The Skijoring Equipment – What Gear Is Needed?

With your training in hand, now you need the proper equipment to start advanced training. Your first purchase is going to be skis and poles. You might want to choose skis that have metal edges because it can help you stop better than those with other edges. However, there is a risk that you might injure your dog with the edges. If that’s a concern, then you can choose a pair of skis with a non-metal edge. That being said, metal edges do provide a bit more control than other edges. 

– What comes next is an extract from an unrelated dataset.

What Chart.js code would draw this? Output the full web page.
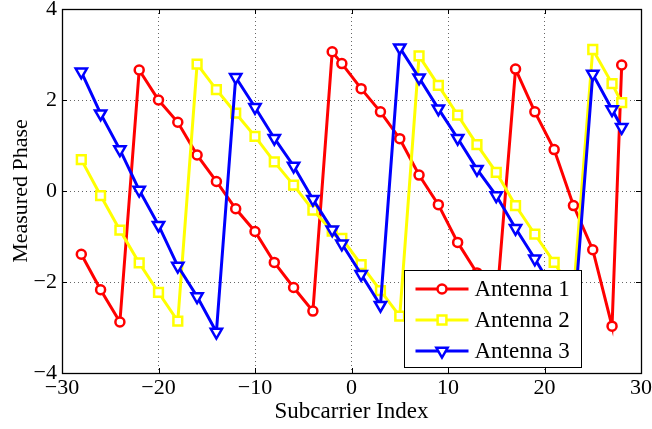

Next, you need a Skijor belt. This is the belt that the tow line will attach to. It’s what keeps you attached to the dogs. Next is the tow line and the neck line if you’re using multiple dogs. 

In terms of gear, you should get booties for your dogs. They’ll keep their paws protected from the cold snow and ice. Also, you should carry a small backpack where you can carry additional gear like water and a first aid kit. Goggles and other winter gear are necessary to keep you warm and safe, too!

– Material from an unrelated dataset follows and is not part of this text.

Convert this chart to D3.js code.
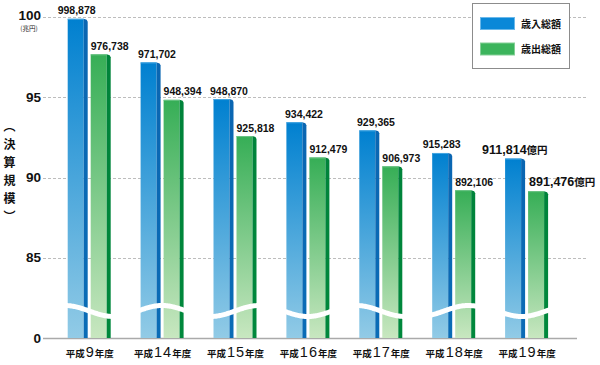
<!DOCTYPE html>
<html><head><meta charset="utf-8">
<script src="https://cdn.jsdelivr.net/npm/d3@7/dist/d3.min.js"></script>
<style>body{margin:0;background:#fff}svg{display:block}</style>
</head><body>
<svg id="chart" width="600" height="365"></svg>
<script>
// ---- data (億円) ----
const years = ["9", "14", "15", "16", "17", "18", "19"];
const revenue = [998878, 971702, 948870, 934422, 929365, 915283, 911814];
const expenditure = [976738, 948394, 925818, 912479, 906973, 892106, 891476];
const yTickValues = [80, 85, 90, 95, 100];
const yTickLabels = ["0", "85", "90", "95", "100"];
const seriesNames = ["歳入総額", "歳出総額"];
const axisTitle = ["︵", "決", "算", "規", "模", "︶"];

// ---- layout ----
const svg = d3.select("#chart");
const y = d3.scaleLinear().domain([80, 100]).range([338, 17]);
const x = d3.scalePoint().domain(years).range([89.2, 526.6]);
const FW = 16, SW = 4;
const offs = [-21.5, 1.5];
const cjk = "'Noto Sans CJK JP', sans-serif";
const lat = "'Liberation Sans', Arial, sans-serif";

const defs = svg.append("defs");
function grad(id, c0, c1) {
  const g = defs.append("linearGradient").attr("id", id).attr("x1", 0).attr("y1", 0).attr("x2", 0).attr("y2", 1);
  g.append("stop").attr("offset", 0).attr("stop-color", c0);
  g.append("stop").attr("offset", 1).attr("stop-color", c1);
}
grad("gb", "#0080d0", "#92cbe6");
grad("gg", "#36ae56", "#c8e7c0");
grad("sb", "#0a66b2", "#0a6cb6");
grad("sg", "#00833a", "#00883c");
const styles = [
  {front: "url(#gb)", side: "url(#sb)", top: "#45a6e2"},
  {front: "url(#gg)", side: "url(#sg)", top: "#6cc486"}
];

// gridlines
svg.append("g").selectAll("line").data(yTickValues.slice(1)).join("line")
  .attr("x1", 43).attr("x2", 588)
  .attr("y1", d => Math.round(y(d)) + 0.5).attr("y2", d => Math.round(y(d)) + 0.5)
  .attr("stroke", "#bdbdbd").attr("stroke-width", 1).attr("stroke-dasharray", "3,2");

// y tick labels
svg.append("g").selectAll("text").data(yTickValues).join("text")
  .attr("x", 41).attr("y", d => y(d) + (d === 100 ? 3 : 4.5))
  .attr("text-anchor", "end")
  .attr("font-family", lat).attr("font-weight", "bold").attr("font-size", 13.5)
  .attr("fill", "#111")
  .text((d, i) => yTickLabels[i]);
svg.append("text").attr("x", 29).attr("y", 31).attr("text-anchor", "middle")
  .attr("font-family", cjk).attr("font-size", 6.5).attr("fill", "#222").text("(兆円)");

// axis title (vertical)
svg.append("g").selectAll("text").data(axisTitle).join("text")
  .attr("x", 9.5).attr("y", (d, i) => 131 + i * 18)
  .attr("text-anchor", "middle")
  .attr("font-family", cjk).attr("font-weight", "bold").attr("font-size", 12)
  .attr("fill", "#111").text(d => d);

// baseline
svg.append("line").attr("x1", 43).attr("x2", 577).attr("y1", 338.5).attr("y2", 338.5)
  .attr("stroke", "#aaa").attr("stroke-width", 1.5);

// bars
const series = [revenue, expenditure];
const bars = [];
series.forEach((arr, s) => arr.forEach((v, i) => bars.push({s, i, v: v / 10000, year: years[i]})));
const bx = d => x(d.year) + offs[d.s];
const bg = svg.append("g");
bg.selectAll("rect.front").data(bars).join("rect").attr("class", "front")
  .attr("x", bx).attr("y", d => y(d.v)).attr("width", FW).attr("height", d => y(80) - y(d.v))
  .attr("fill", d => styles[d.s].front);
bg.selectAll("path.side").data(bars).join("path").attr("class", "side")
  .attr("d", d => {
    const x0 = bx(d) + FW, t = y(d.v), b = y(80);
    return `M${x0},${t}L${x0 + SW - 1},${t + 1}L${x0 + SW},${t + 3}L${x0 + SW},${b}L${x0},${b}Z`;
  })
  .attr("fill", d => styles[d.s].side);
bg.selectAll("rect.top").data(bars).join("rect").attr("class", "top")
  .attr("x", bx).attr("y", d => y(d.v)).attr("width", FW).attr("height", 1)
  .attr("fill", d => styles[d.s].top);

// axis break waves
const phases = [0, 1.5 * Math.PI, Math.PI, 0.5 * Math.PI, 0, 1.2 * Math.PI, 0.6 * Math.PI];
const wave = d3.line().curve(d3.curveBasis);
svg.append("g").selectAll("path").data(years).join("path")
  .attr("d", (yr, i) => {
    const c = x(yr), pts = [];
    for (let dx = -24; dx <= 25; dx += 1) pts.push([c + dx, 311 + 5.5 * Math.sin(phases[i] + 2 * Math.PI * dx / 97)]);
    return wave(pts);
  })
  .attr("fill", "none").attr("stroke", "#fff").attr("stroke-width", 5);

// value labels
const labelDx = [[-10, -2.6, -3.5, -1.4, -2.3, -9.5, -23], [0, 0, 0, 0, 0, 0, 1]];
const fmt = d3.format(",");
const lg = svg.append("g");
bars.forEach(d => {
  const last = d.i === years.length - 1;
  const t = lg.append("text")
    .attr("x", bx(d) + labelDx[d.s][d.i])
    .attr("y", y(d.v) - (last ? 5 : 4.5))
    .attr("font-family", lat).attr("font-weight", "bold").attr("fill", "#111")
    .attr("font-size", last ? 12.5 : 10.5);
  t.append("tspan").text(fmt(d.v * 10000));
  if (last) t.append("tspan").attr("font-family", cjk).attr("font-size", 10.5).text("億円");
});

// x labels
const xl = svg.append("g").selectAll("text").data(years).join("text")
  .attr("x", d => x(d) + 0.5).attr("y", 357).attr("text-anchor", "middle").attr("fill", "#111");
xl.append("tspan").attr("font-family", cjk).attr("font-weight", "bold").attr("font-size", 9.5).text("平成");
xl.append("tspan").attr("font-family", lat).attr("font-size", 14.5).attr("letter-spacing", 1).attr("dx", 1).text(d => d);
xl.append("tspan").attr("font-family", cjk).attr("font-weight", "bold").attr("font-size", 9.5).text("年度");

// legend
const leg = svg.append("g");
leg.append("rect").attr("x", 472.5).attr("y", 3.5).attr("width", 97).attr("height", 65)
  .attr("fill", "#fff").attr("stroke", "#8c8c8c").attr("stroke-width", 1);
const legColors = ["#0a88d8", "#3cb45c"];
const legStroke = ["#6ab8ea", "#84cf96"];
const li = leg.selectAll("g.item").data(seriesNames).join("g").attr("class", "item")
  .attr("transform", (d, i) => `translate(0,${i * 25.5})`);
li.append("rect").attr("x", 480.5).attr("y", 17.5).attr("width", 34).attr("height", 12)
  .attr("fill", (d, i) => legColors[i]).attr("stroke", (d, i) => legStroke[i]).attr("stroke-width", 1);
li.append("text").attr("x", 521).attr("y", 27.5)
  .attr("font-family", cjk).attr("font-weight", "bold").attr("font-size", 10).attr("fill", "#111")
  .text(d => d);
</script>
</body></html>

Dog Skijoring Gear Checklist

  • Cross Country Skis and Poles
  • Skijor Belt
  • Tow Line
  • Neck Line (for multiple dogs)
  • Protective Dog Booties
  • Small Backpack
  • First Aid Kit

Best Skijoring Dog Breeds

Because Skijoring takes place in the winter, long-haired dogs are typically the best for the sport. Medium-sized dog breeds are also popular. This is because they’re capable of providing a lot of strength and speed. Smaller dogs aren’t necessarily prohibited but they typically don’t provide the same kind of speed or strength that Skijoring requires to be competitive. 

Some of the dog breeds that you should consider for your Skijoring adventures are Siberian Huskies, Alaskan Malamutes, Samoyeds, Alaskan Huskies, Seppala Siberian Sled Dog, and even Golden Retrievers.

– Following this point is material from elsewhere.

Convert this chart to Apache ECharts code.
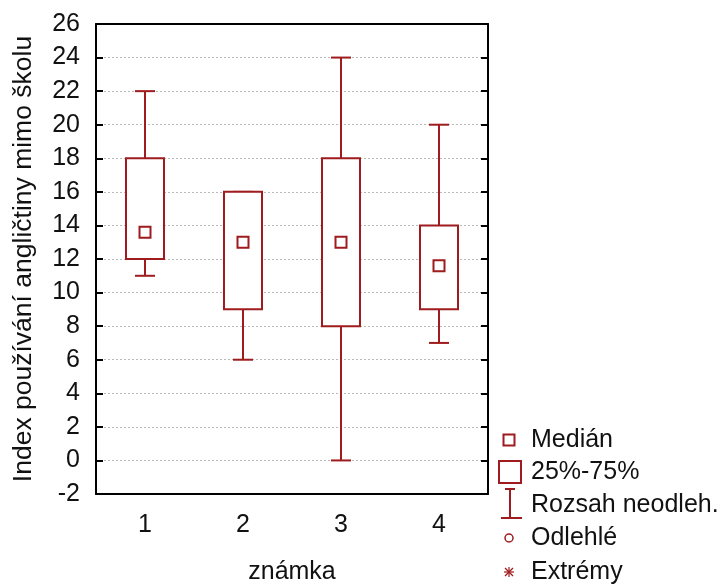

That being said, it isn’t uncommon to see Dalmatians, German Shorthaired Pointers, Greyhounds, Border Collies, and even German Shepherds on the Skijoring trail. Essentially, if your dog loves to run, doesn’t mind the cold, and is good with training, then they’re an excellent candidate for Skijoring. 

Where Can You Do Skijoring?

Now that you’re all ready to go, where can you actually start Skijoring? Because it takes place in winter, you have to wait until the proper season first. Once the snow hits the ground, however, you can do recreational Skijoring practically anywhere. The best place to do Skijoring is on uncovered hiking trails. Your skis perform better on untouched snow and it provides a challenge for your dogs to work their way through. 

There are also places where Skijoring is quite popular. Triple Creek Ranch in Montana, for example, hosts a lot of Skijoring competitions throughout the season. It’s a good place to start training your dogs, too, since there are a lot of veterans around who can offer advice. The Resort at Paw’s Up in Montana is another excellent place to begin training. They actually offer lessons for 12 guests in a single period. 

Not all resorts and ski venues like Skijoring, however. It’s a good idea to check the regulations of any local ski resorts nearby to determine what their policies are. In addition, you should try to stay away from snowmobile trails and paths. It can be difficult to hear them coming up behind you. This could cause an accident. Snowmobilers don’t always take too kindly to waiting behind a team of dogs either. 

In terms of competitions, Montana has the bulk of competitions throughout the year. However, there are other states like Michigan and Wisconsin that have started hosting Skijoring competitions. If you want a taste of international flair, then you can head up North to Winnipeg, Canada. For long-distance international competitions, you can find plenty of action in the Nordic countries. 

Related Questions

What other winter dog sports are there?

Besides Skijoring, there are other winter sports that your dog can participate in. Sled mushing is perhaps one of the most popular sports. There is also sled bobbing which involves a different sort of sled. You can also take your dog on certain snowshoe competitions and races. 

How long can a dog Skijor for?

Skijoring races can last anywhere from three miles to ten miles. However, some competitions are even looking for longer distances. How long your dog is capable of pulling their skier depends on their breed and fitness level. Long-haired dogs are better in colder temperatures. Fit dogs can last longer on the trail.